Herculaneum: Waiting to be Rescued

In AD 79, the pleasant little Italian town of Herculaneum was destroyed by the Vesuvius earthquake. Like its more famous neighbour, Pompeii, it was covered in ash and pyroclastic flow. On the photograph above, you can see where the people went down to the sea to await rescue. The photo below shows the first-century coastline (the blue line); this would have been where the sea came to. The areas at which the yellow arrows point is the land mass created by the lava- it essentially extended the coast, creating land where once there was sea.

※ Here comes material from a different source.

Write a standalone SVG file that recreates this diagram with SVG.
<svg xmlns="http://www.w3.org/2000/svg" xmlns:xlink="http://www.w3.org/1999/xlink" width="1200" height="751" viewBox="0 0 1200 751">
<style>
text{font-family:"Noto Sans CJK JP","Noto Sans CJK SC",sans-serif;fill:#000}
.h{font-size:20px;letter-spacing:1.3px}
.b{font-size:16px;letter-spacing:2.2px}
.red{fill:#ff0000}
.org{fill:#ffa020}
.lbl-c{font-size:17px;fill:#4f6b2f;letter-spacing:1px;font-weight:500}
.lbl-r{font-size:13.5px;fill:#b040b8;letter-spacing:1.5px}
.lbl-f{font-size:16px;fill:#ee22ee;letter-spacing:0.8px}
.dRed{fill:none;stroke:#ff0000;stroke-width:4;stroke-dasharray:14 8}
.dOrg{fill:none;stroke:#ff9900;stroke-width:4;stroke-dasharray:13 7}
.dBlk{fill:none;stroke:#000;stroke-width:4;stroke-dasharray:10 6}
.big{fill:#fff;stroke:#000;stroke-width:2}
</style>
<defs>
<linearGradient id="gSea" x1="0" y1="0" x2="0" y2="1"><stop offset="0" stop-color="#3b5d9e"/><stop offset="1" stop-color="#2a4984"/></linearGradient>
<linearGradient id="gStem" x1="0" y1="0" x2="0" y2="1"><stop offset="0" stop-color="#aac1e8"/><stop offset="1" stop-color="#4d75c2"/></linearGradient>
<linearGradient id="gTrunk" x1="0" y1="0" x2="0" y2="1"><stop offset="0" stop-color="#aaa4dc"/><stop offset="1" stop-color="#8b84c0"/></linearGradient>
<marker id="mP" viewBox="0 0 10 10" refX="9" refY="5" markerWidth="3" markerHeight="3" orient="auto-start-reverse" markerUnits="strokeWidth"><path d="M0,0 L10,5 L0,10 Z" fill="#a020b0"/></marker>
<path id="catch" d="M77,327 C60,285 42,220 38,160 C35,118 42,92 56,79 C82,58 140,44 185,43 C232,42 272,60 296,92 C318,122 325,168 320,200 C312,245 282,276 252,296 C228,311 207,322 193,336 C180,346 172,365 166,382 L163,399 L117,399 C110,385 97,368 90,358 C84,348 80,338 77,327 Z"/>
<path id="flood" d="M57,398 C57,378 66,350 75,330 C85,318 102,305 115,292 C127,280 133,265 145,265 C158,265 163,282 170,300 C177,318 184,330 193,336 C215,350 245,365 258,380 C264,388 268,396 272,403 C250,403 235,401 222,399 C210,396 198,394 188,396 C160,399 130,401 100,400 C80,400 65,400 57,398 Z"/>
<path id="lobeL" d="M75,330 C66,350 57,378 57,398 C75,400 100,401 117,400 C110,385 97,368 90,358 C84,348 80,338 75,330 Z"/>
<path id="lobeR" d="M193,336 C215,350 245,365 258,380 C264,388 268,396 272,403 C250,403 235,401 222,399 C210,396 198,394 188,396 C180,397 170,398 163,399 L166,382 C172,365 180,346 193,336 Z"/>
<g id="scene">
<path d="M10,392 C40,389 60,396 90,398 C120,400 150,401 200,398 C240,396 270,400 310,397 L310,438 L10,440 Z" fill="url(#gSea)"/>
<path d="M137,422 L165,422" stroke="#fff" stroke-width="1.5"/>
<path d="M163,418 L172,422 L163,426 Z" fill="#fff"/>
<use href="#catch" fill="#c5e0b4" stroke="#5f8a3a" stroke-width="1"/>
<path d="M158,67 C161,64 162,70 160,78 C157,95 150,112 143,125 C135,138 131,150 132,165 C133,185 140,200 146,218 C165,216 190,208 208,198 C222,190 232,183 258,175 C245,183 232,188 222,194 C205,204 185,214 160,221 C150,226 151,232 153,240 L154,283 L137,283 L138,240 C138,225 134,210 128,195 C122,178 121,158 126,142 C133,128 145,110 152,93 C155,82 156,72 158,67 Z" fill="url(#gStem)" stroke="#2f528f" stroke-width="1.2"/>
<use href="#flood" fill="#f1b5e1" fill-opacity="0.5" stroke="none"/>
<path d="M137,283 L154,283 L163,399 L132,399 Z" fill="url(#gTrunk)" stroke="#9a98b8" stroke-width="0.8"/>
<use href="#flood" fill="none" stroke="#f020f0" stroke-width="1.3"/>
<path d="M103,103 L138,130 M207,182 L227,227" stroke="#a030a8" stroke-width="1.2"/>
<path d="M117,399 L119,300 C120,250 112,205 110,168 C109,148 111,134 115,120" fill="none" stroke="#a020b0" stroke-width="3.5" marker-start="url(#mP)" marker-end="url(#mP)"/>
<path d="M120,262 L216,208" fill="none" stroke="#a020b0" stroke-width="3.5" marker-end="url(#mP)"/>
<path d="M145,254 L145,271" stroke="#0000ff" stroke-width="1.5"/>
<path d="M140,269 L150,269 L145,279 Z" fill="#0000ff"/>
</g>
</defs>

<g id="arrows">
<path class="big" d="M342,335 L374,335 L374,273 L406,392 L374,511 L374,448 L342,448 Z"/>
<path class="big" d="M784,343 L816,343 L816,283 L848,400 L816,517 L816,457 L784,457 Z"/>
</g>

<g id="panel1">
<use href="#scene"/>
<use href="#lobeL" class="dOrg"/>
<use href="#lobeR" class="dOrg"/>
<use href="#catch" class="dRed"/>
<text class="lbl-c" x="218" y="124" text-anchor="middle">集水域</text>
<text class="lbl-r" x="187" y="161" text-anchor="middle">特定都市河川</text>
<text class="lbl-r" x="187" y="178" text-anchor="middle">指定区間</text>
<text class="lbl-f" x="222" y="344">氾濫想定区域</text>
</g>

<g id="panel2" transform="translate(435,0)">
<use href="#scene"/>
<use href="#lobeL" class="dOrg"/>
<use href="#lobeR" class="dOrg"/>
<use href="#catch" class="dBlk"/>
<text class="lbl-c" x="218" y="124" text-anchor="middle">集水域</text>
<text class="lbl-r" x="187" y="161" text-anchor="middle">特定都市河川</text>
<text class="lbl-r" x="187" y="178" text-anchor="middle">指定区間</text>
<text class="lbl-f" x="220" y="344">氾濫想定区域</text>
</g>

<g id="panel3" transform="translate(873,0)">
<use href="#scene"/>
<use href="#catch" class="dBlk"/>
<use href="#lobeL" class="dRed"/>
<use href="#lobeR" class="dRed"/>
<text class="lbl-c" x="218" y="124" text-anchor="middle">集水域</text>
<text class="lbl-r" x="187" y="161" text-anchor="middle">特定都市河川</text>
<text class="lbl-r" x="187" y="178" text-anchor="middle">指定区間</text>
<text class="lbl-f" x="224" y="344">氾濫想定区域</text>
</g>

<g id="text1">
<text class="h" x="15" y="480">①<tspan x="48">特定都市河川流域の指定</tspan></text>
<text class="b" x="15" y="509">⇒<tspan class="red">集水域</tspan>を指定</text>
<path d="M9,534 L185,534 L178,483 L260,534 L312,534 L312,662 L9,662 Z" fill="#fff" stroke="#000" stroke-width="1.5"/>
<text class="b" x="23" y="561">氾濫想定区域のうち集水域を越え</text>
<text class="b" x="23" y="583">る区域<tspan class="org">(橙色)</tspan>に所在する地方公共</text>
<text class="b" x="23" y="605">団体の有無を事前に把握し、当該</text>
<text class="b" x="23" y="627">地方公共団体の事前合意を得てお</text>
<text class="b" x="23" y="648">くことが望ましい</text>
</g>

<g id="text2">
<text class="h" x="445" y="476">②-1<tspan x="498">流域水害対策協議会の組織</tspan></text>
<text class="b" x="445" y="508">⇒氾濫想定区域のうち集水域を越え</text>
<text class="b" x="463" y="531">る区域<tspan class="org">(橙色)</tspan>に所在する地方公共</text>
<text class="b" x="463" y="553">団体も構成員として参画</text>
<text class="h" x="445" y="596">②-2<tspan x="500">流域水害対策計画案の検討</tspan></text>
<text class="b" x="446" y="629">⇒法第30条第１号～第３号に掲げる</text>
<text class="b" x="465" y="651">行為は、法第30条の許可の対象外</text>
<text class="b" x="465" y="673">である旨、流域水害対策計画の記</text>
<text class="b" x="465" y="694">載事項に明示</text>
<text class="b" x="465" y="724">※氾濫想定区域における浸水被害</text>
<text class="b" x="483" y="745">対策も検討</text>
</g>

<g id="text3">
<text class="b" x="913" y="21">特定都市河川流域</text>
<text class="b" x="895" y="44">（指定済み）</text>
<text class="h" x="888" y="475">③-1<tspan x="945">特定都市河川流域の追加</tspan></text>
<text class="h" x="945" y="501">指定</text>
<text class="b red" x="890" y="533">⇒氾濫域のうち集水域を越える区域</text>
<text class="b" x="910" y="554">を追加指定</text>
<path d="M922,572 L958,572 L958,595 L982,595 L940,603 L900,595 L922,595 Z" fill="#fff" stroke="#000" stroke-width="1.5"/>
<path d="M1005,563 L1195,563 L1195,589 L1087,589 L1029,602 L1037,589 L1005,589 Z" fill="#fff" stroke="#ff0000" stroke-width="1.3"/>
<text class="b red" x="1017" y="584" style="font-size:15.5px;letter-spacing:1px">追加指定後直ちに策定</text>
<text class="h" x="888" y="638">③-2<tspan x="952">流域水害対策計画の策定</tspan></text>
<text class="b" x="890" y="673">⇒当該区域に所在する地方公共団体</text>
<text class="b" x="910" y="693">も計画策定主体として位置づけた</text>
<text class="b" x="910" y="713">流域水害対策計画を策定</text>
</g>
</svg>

The red circle refers to the location of the bodies on the beach, whose skeletons feature in the other photographs. Hundreds of people, on seeing their town’s destruction, descended on the beach, searching for help that never came. Poor souls! Their remains were discovered 1900 years later. No boats came to pick them up; no rescue operations succeeded.

The harvest is past, the summer is ended, and we are not saved.
Jeremiah 8:20

This life is full of troubles, sometimes of a gargantuan, catastrophic nature. Thank God, the Christian need not face such events alone, and their destructive effects will never have the last word: “Behold, I make all things new!”

The difference between the Christian and the non-Christian is that the former has been part of a rescue operation. The latter are still waiting on the beach in vain, or still in their houses eating and drinking even while the volcano of judgement rumbles.